EXTRACTED MATERIAL:
** start **

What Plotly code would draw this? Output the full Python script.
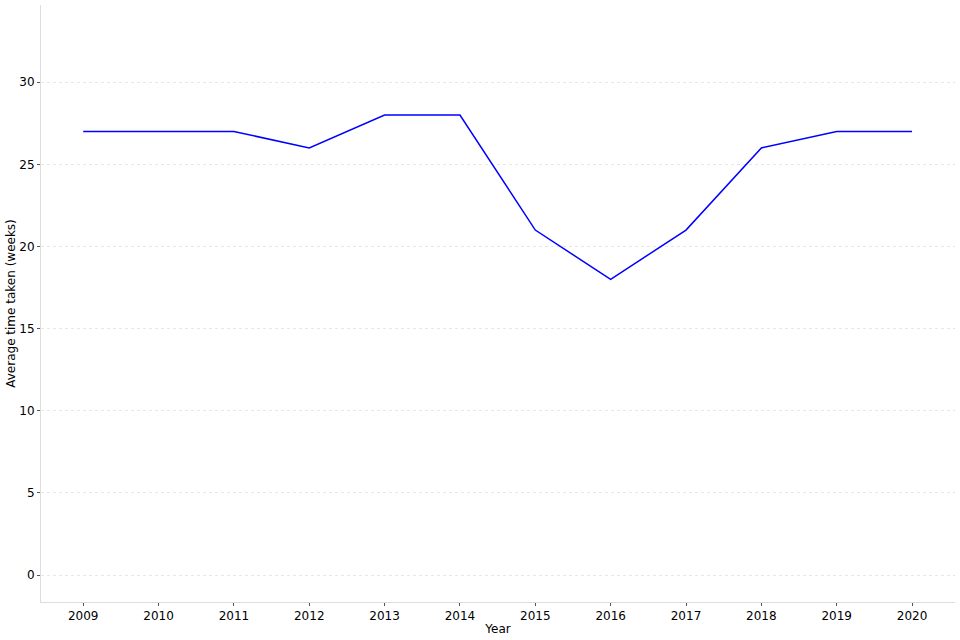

** end **
** start **

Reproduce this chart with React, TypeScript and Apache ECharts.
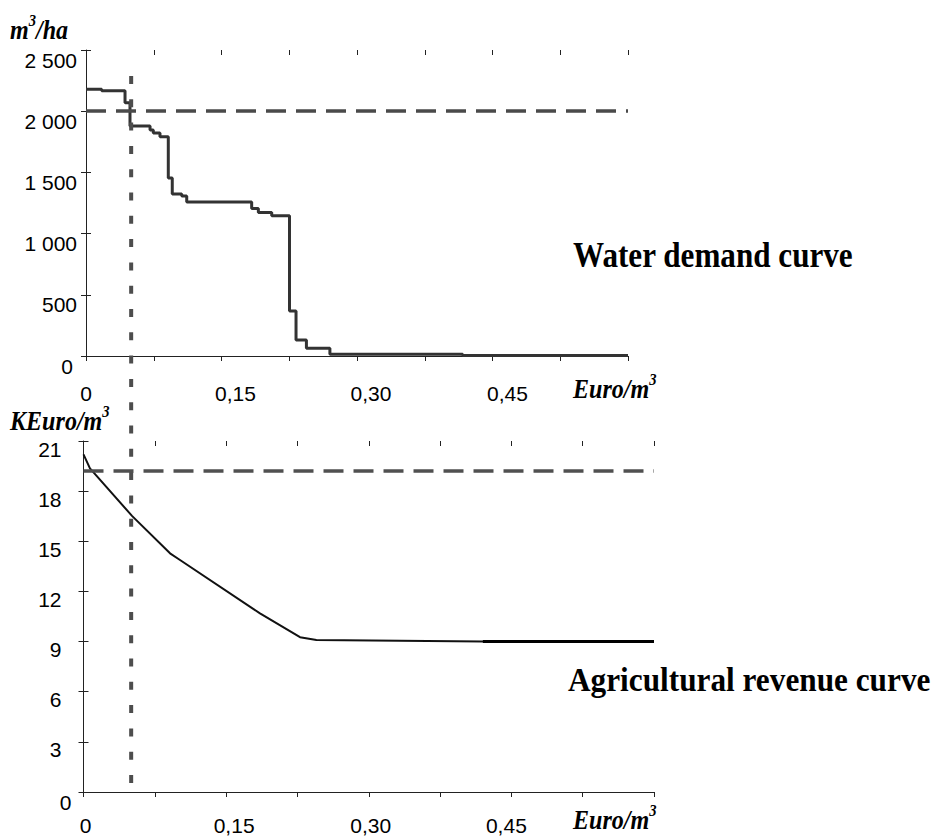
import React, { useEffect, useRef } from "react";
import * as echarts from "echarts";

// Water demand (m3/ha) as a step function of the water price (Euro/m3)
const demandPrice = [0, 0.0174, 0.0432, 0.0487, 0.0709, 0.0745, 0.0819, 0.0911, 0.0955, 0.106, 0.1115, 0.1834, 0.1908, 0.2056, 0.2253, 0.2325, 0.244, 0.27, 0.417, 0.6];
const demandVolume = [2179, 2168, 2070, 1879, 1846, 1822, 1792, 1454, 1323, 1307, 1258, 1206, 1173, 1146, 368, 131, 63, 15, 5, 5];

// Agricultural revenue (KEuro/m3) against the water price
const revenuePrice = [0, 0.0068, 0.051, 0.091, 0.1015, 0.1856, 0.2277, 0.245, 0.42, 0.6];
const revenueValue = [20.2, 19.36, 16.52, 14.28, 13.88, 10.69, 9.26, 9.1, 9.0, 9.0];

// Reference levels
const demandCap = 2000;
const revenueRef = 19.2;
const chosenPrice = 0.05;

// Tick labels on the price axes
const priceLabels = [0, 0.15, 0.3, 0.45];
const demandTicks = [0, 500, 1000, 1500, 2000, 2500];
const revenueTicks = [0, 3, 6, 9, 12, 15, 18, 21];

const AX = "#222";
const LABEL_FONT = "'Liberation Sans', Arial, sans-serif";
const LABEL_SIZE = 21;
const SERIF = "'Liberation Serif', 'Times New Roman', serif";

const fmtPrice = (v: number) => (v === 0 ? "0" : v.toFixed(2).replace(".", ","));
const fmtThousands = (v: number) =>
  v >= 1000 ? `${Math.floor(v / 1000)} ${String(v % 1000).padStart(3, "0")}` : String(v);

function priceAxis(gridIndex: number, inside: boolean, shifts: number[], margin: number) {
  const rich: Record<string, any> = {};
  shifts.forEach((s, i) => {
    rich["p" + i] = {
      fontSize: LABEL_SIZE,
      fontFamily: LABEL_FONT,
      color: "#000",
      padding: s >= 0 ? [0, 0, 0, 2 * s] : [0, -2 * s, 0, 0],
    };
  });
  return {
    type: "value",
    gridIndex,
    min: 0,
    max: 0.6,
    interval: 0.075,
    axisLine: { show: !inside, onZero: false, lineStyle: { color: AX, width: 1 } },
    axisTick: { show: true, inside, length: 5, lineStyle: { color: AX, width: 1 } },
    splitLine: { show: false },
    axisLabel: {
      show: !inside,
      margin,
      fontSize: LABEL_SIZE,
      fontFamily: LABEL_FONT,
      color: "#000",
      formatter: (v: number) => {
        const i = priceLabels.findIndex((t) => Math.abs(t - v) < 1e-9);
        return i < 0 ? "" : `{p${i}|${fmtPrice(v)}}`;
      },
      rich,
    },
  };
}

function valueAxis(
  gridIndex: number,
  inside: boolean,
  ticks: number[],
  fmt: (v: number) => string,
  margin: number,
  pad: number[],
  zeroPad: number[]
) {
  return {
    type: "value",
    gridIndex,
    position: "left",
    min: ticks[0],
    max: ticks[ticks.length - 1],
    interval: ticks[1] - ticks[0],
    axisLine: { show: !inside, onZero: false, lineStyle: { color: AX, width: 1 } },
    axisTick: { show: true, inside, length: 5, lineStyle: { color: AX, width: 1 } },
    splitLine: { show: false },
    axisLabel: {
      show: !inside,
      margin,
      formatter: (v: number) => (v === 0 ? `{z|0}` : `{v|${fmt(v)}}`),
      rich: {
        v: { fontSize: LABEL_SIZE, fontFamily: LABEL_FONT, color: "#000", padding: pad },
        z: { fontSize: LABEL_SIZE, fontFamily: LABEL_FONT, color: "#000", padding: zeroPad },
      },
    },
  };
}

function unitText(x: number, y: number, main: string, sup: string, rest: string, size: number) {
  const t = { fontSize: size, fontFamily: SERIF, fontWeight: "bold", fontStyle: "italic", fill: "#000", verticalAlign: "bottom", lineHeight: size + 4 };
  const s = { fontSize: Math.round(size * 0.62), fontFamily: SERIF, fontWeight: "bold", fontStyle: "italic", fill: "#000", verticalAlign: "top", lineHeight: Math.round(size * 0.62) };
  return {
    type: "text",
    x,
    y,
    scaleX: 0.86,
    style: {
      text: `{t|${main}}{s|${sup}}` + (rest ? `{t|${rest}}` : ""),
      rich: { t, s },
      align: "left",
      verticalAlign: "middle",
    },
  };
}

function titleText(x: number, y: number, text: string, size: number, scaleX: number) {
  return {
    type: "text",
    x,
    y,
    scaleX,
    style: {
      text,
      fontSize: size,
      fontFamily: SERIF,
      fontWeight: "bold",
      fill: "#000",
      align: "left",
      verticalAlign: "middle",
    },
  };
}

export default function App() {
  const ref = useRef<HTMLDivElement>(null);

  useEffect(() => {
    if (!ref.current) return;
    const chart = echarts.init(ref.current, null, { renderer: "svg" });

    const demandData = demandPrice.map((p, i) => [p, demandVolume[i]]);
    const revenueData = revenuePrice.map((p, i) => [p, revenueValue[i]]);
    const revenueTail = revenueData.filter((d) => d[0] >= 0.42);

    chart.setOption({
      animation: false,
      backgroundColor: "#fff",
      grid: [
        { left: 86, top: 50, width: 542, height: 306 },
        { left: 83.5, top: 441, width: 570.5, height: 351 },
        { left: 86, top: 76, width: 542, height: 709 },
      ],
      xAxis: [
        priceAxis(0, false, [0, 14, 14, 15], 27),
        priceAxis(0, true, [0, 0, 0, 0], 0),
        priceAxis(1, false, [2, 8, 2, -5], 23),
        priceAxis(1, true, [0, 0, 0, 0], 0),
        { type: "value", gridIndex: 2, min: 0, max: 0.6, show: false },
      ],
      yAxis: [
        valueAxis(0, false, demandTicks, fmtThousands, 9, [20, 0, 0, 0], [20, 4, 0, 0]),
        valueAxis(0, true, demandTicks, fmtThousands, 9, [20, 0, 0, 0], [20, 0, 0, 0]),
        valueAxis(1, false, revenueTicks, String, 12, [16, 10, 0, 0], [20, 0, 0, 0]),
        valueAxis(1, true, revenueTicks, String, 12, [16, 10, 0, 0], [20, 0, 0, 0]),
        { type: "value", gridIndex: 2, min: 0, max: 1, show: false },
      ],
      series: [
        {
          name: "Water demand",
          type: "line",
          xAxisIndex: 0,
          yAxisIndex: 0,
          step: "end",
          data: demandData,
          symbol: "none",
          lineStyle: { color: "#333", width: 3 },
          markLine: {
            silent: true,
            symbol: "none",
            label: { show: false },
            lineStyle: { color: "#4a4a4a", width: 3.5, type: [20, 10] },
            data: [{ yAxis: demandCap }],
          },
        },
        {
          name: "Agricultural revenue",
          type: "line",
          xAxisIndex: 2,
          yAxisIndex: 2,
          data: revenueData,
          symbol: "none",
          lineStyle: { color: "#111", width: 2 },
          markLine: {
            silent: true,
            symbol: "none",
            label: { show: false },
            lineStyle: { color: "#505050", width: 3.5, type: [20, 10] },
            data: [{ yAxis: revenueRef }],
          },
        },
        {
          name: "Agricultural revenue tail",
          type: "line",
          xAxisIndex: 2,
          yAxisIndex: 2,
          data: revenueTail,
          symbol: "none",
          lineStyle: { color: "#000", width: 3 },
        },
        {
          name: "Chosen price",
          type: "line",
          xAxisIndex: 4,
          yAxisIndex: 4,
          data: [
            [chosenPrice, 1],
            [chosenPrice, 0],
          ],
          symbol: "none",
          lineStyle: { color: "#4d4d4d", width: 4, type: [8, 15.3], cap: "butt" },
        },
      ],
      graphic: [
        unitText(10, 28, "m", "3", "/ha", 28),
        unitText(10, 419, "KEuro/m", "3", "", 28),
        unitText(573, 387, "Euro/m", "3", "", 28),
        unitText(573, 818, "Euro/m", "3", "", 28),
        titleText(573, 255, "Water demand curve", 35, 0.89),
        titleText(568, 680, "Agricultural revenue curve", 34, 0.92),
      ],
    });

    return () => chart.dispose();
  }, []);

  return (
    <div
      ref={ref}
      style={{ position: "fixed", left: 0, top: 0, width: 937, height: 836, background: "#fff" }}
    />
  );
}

** end **
** start **

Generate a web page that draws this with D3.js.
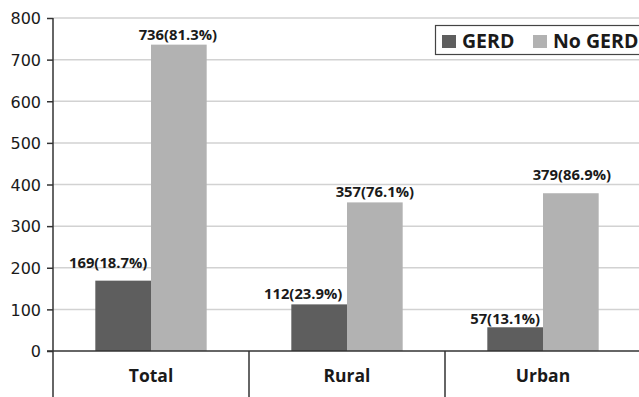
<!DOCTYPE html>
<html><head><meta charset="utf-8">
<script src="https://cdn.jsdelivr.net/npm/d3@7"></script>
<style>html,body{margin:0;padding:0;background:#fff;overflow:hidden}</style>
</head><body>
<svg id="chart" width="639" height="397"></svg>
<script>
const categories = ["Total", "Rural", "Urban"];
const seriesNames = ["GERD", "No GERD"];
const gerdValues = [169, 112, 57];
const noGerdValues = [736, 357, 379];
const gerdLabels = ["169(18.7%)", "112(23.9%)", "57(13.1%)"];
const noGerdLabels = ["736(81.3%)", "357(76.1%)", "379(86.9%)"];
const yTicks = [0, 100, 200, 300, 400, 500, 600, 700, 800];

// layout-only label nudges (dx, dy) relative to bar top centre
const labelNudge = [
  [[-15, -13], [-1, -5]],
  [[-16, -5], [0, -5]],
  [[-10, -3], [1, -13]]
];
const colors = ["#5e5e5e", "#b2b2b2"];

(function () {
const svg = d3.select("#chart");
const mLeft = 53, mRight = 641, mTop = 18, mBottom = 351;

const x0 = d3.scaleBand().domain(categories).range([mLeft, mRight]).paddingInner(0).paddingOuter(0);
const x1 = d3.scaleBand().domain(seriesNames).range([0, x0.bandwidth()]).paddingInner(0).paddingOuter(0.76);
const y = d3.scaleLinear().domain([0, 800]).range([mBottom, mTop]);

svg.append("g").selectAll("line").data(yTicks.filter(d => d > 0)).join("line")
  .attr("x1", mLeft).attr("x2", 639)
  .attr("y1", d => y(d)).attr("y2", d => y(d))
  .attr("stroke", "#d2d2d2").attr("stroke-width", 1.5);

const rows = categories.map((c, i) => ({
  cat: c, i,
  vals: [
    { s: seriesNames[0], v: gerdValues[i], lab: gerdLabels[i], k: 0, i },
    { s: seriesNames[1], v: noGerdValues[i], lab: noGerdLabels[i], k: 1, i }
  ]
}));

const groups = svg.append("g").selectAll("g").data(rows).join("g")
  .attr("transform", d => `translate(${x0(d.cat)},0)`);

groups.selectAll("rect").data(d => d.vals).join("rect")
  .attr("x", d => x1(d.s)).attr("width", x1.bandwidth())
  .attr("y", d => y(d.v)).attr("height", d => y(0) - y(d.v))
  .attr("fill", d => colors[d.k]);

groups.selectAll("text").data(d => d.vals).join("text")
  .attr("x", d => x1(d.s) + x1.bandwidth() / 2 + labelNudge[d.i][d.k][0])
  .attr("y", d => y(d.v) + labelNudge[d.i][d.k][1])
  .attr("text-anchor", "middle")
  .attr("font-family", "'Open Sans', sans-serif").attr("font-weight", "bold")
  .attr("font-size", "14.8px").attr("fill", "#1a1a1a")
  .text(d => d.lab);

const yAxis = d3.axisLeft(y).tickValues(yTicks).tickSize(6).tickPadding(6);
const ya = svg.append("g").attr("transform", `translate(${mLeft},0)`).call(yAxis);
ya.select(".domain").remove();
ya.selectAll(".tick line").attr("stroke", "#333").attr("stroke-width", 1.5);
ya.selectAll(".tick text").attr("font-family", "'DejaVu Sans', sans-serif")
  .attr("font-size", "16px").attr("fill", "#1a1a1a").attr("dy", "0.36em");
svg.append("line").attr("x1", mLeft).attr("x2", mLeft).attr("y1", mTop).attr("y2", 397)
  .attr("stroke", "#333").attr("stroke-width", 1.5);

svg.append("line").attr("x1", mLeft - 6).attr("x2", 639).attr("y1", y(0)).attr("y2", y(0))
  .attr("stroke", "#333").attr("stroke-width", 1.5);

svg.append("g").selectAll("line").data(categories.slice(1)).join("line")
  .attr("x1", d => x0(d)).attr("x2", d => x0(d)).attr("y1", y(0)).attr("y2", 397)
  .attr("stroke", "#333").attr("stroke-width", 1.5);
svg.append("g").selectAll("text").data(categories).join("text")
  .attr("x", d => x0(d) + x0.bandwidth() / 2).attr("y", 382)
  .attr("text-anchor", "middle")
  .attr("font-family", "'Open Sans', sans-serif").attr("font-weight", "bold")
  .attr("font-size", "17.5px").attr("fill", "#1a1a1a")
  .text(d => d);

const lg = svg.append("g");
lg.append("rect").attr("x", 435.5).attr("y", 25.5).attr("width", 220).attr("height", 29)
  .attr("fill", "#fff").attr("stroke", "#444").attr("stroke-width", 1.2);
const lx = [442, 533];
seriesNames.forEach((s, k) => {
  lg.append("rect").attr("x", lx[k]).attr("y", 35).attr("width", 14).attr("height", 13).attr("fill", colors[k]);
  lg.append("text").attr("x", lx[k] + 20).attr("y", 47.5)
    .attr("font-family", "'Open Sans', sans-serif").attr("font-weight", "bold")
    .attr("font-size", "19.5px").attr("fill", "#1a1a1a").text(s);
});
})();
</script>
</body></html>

** end **

TASK DIRECTIONS: Using the data above, set down each line from the line with "Reproduce this chart" to the line with "import * as" exactly, both ends included, and leave the pictures behind. Nothing else belongs.

SOLUTION TO THIS TASK:
Reproduce this chart with React, TypeScript and Apache ECharts.
import React, { useEffect, useRef } from "react";
import * as echarts from "echarts";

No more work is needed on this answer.